Dans les quatre peintures en grand format exposées ici, sa manière est davantage esthétique et la couleur — que ce soit le noir ou le rouge — prend véritablement corps. La toile intitulée Le Plaisir est particulièrement réussie de par l’accumulation des couches et des coups de pinceaux qui fait littéralement émerger de la couleur une présence vibrante du sujet, tout en manifestant le corps meurtri et sanglant du suicidé dont le visage est déjà décharné.

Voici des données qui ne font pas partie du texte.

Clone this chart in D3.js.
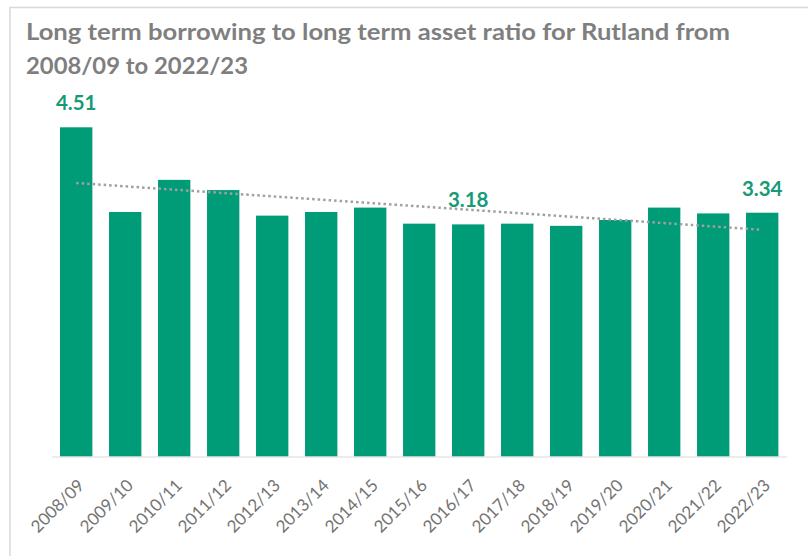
<!DOCTYPE html>
<html>
<head>
<meta charset="utf-8">
<script src="https://cdn.jsdelivr.net/npm/d3@7"></script>
<style>
  html, body { margin: 0; padding: 0; background: #ffffff; }
  svg { display: block; }
</style>
</head>
<body>
<svg id="chart" width="808" height="556"></svg>
<script>
// Financial years on the category axis
const years = ["2008/09","2009/10","2010/11","2011/12","2012/13","2013/14","2014/15",
               "2015/16","2016/17","2017/18","2018/19","2019/20","2020/21","2021/22","2022/23"];
// Long term borrowing / long term assets for each year
const ratios = [4.51, 3.35, 3.79, 3.65, 3.30, 3.35, 3.41, 3.19, 3.18, 3.19, 3.16, 3.24, 3.41, 3.33, 3.34];
// Years whose bars carry a value label
const labelledYears = ["2008/09", "2016/17", "2022/23"];
const titleLines = ["Long term borrowing to long term asset ratio for Rutland from",
                    "2008/09 to 2022/23"];

const svg = d3.select("#chart");
const W = 808, H = 556;
const barColor = "#009b77";
const labelColor = "#169a78";
const textGrey = "#7f7f7f";
const axisGrey = "#d9d9d9";

// Chart frame (runs off the right and bottom edges)
svg.append("rect")
  .attr("x", 10).attr("y", 7.5)
  .attr("width", W).attr("height", H)
  .attr("fill", "#ffffff")
  .attr("stroke", axisGrey).attr("stroke-width", 1.5);

// Title
const titleWidths = [704, 222];
svg.append("g").selectAll("text").data(titleLines).join("text")
  .attr("x", 26)
  .attr("y", (d, i) => 39.5 + i * 34.5)
  .attr("font-family", "Lato, 'Open Sans', sans-serif")
  .attr("font-weight", 700)
  .attr("font-size", 22.5)
  .attr("fill", textGrey)
  .attr("textLength", (d, i) => titleWidths[i])
  .attr("lengthAdjust", "spacingAndGlyphs")
  .text(d => d);

// Scales
const x = d3.scaleBand()
  .domain(years)
  .range([51.7, 786.7])
  .paddingInner(0.34)
  .paddingOuter(0.17);

const y = d3.scaleLinear()
  .domain([0, 4.51])
  .range([456.5, 127.3]);

// Bars
const data = years.map((yr, i) => ({ year: yr, value: ratios[i] }));
svg.append("g").selectAll("rect").data(data).join("rect")
  .attr("x", d => x(d.year))
  .attr("y", d => y(d.value))
  .attr("width", x.bandwidth())
  .attr("height", d => y(0) - y(d.value))
  .attr("fill", barColor);

// Category axis
const xAxis = d3.axisBottom(x).tickSize(0).tickPadding(0);
const gx = svg.append("g")
  .attr("transform", `translate(0,${y(0)})`)
  .call(xAxis);
gx.select(".domain").attr("stroke", axisGrey).attr("stroke-width", 1.2);
gx.selectAll(".tick text")
  .attr("font-family", "Lato, 'Open Sans', sans-serif")
  .attr("font-size", 17)
  .attr("fill", "#747474")
  .attr("text-anchor", "end")
  .attr("dy", null)
  .attr("y", null)
  .attr("transform", "translate(9,30) rotate(-45)");

// Linear trend line fitted to the ratios
const idx = ratios.map((_, i) => i);
const mx = d3.mean(idx), my = d3.mean(ratios);
const slope = d3.sum(idx, i => (i - mx) * (ratios[i] - my)) / d3.sum(idx, i => (i - mx) ** 2);
const intercept = my - slope * mx;
const trend = [0, years.length - 1].map(i => ({ year: years[i], value: intercept + slope * i }));
svg.append("path")
  .datum(trend)
  .attr("d", d3.line()
    .x(d => x(d.year) + x.bandwidth() / 2)
    .y(d => y(d.value)))
  .attr("fill", "none")
  .attr("stroke", "#a0a0a0")
  .attr("stroke-width", 2.5)
  .attr("stroke-dasharray", "2.5,3");

// Value labels
svg.append("g").selectAll("text")
  .data(data.filter(d => labelledYears.includes(d.year)))
  .join("text")
  .attr("x", d => x(d.year) + x.bandwidth() / 2)
  .attr("y", d => y(d.value) - 17)
  .attr("text-anchor", "middle")
  .attr("font-family", "Lato, 'Open Sans', sans-serif")
  .attr("font-weight", 700)
  .attr("font-size", 20.5)
  .attr("fill", labelColor)
  .text(d => d.value.toFixed(2));
</script>
</body>
</html>
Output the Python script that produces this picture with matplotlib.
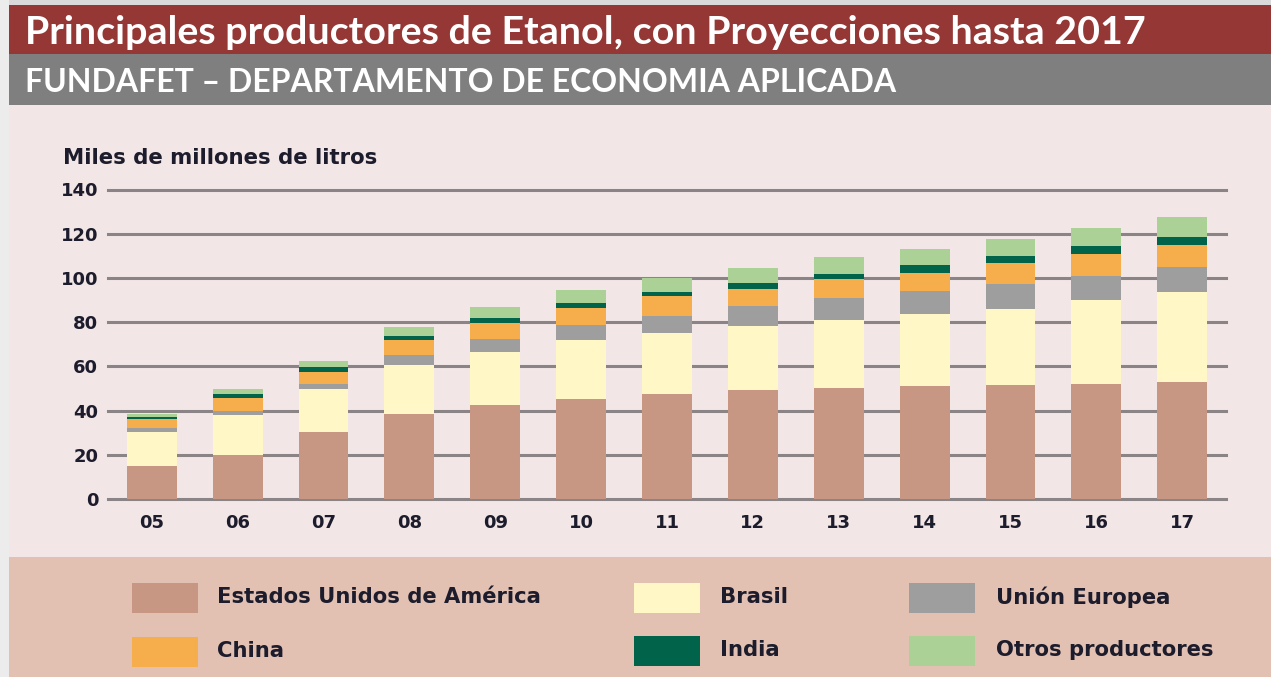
import matplotlib
matplotlib.use("Agg")
import matplotlib.pyplot as plt
from matplotlib.patches import Rectangle
import numpy as np

# data (miles de millones de litros)
years = ["05", "06", "07", "08", "09", "10", "11", "12", "13", "14", "15", "16", "17"]
eeuu = [15.1, 19.9, 30.5, 38.5, 42.3, 45.3, 47.7, 49.1, 50.4, 50.9, 51.7, 52.1, 53.0]
brasil = [15.4, 18.2, 19.2, 22.2, 24.4, 26.4, 27.2, 29.0, 30.7, 32.6, 34.4, 37.7, 40.5]
union_europea = [1.5, 1.5, 2.4, 4.5, 5.7, 7.0, 8.0, 9.0, 9.8, 10.4, 11.0, 10.9, 11.6]
china = [4.1, 6.3, 5.4, 6.5, 7.2, 7.7, 8.8, 8.0, 8.8, 8.4, 9.7, 9.9, 9.9]
india = [1.2, 1.5, 2.0, 2.2, 2.3, 2.3, 1.8, 2.6, 2.2, 3.4, 3.0, 3.7, 3.6]
otros = [1.1, 2.3, 2.7, 3.7, 5.0, 6.0, 6.5, 7.0, 7.6, 7.6, 7.6, 8.2, 8.9]

series_names = ["Estados Unidos de América", "Brasil", "Unión Europea", "China", "India", "Otros productores"]
series_colors = ["#c89783", "#fff8c6", "#9e9e9e", "#f5ae4b", "#00634a", "#acd197"]

title = "Principales productores de Etanol, con Proyecciones hasta 2017"
subtitle = "FUNDAFET – DEPARTAMENTO DE ECONOMIA APLICADA"
ylabel = "Miles de millones de litros"

W, H = 1271, 677
TXT = "#1c1c2c"
BODY_FONT = "DejaVu Sans"

fig = plt.figure(figsize=(W / 100, H / 100), dpi=100)
fig.patch.set_facecolor("#d9d9d9")


def px_rect(x0, y0, x1, y1, color, z=0):
    # rectangle in pixel coords, origin top-left
    fig.patches.append(Rectangle((x0 / W, 1 - y1 / H), (x1 - x0) / W, (y1 - y0) / H,
                                 transform=fig.transFigure, facecolor=color,
                                 edgecolor="none", zorder=z))


def px_text(x, y, s, **kw):
    fig.text(x / W, 1 - y / H, s, **kw)


# background panels
px_rect(0, 0, 9, H, "#ececec")
px_rect(9, 105, W, 557, "#f2e6e6")
px_rect(9, 557, W, H, "#e2c1b2")
px_rect(9, 5, W, 54, "#953735")
px_rect(9, 54, W, 105, "#7f7f7f")

px_text(25, 32, title, color="white", fontsize=28.4, fontweight="bold",
        family="Lato", va="center", ha="left", zorder=3)
px_text(25, 82, subtitle, color="white", fontsize=23, fontweight="bold",
        family="Lato", va="center", ha="left", zorder=3)

# chart
ax = fig.add_axes([108 / W, (H - 499) / H, (1226 - 108) / W, (499 - 189.5) / H])
ax.set_zorder(5)
ax.set_facecolor("none")
x = np.arange(len(years))
bottom = np.zeros(len(years))
for vals, name, col in zip([eeuu, brasil, union_europea, china, india, otros], series_names, series_colors):
    ax.bar(x, vals, width=0.58, bottom=bottom, color=col, label=name, zorder=3)
    bottom += np.array(vals)

ax.set_xlim(-0.51, len(years) - 0.49)
ax.set_ylim(0, 140)
ax.set_yticks(range(0, 141, 20))
ax.set_xticks(x)
ax.set_xticklabels(years)
ax.yaxis.grid(True, color="#8a8486", linewidth=2.2)
ax.set_axisbelow(True)
for gl in ax.get_ygridlines():
    gl.set_clip_on(False)
for s in ax.spines.values():
    s.set_visible(False)
ax.tick_params(axis="both", length=0, labelsize=13, labelcolor=TXT)
ax.tick_params(axis="y", pad=7)
ax.tick_params(axis="x", pad=11)
for lab in ax.get_xticklabels() + ax.get_yticklabels():
    lab.set_fontweight("bold")
    lab.set_family(BODY_FONT)

px_text(63, 158, ylabel, color=TXT, fontsize=15.3, fontweight="bold",
        family=BODY_FONT, va="center", ha="left", zorder=3)

# legend drawn by hand to keep the 3x2 grid positions
legend_pos = [(132, 583), (634, 583), (909, 583), (132, 637), (634, 636), (909, 636)]
text_x = [217, 720, 996, 217, 720, 996]
for (lx, ly), tx, name, col in zip(legend_pos, text_x, series_names, series_colors):
    px_rect(lx, ly, lx + 66, ly + 30, col, z=2)
    px_text(tx, ly + 14, name, color=TXT, fontsize=15.2, fontweight="bold",
            family=BODY_FONT, va="center", ha="left", zorder=3)

fig.savefig("out.png", dpi=100, facecolor=fig.get_facecolor())
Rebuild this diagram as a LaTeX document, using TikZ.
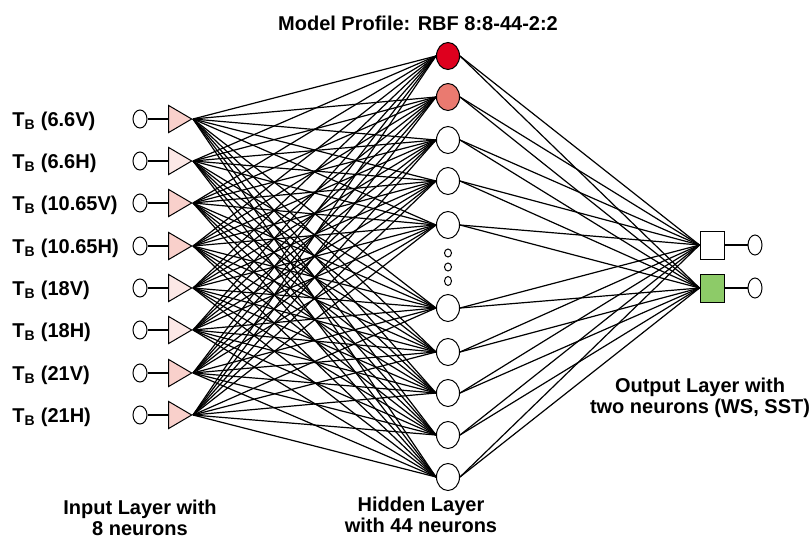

Émotionnellement, on retrouve de la force du Cri de Munch.
Partout, la douleur est à vif. L’artiste ne se cache pas derrière une belle manière ou des concepts abstraits, il travaille pour extérioriser ses démons. Mais parmi tous ces drames, on peut déceler un appel d’air. Par l’utilisation de symboles, il introduit de la dérision et de la distance dans ses propos. Et l’humour qu’on y décèle parfois, même s’il est noir, est sans doute la condition de sa survie.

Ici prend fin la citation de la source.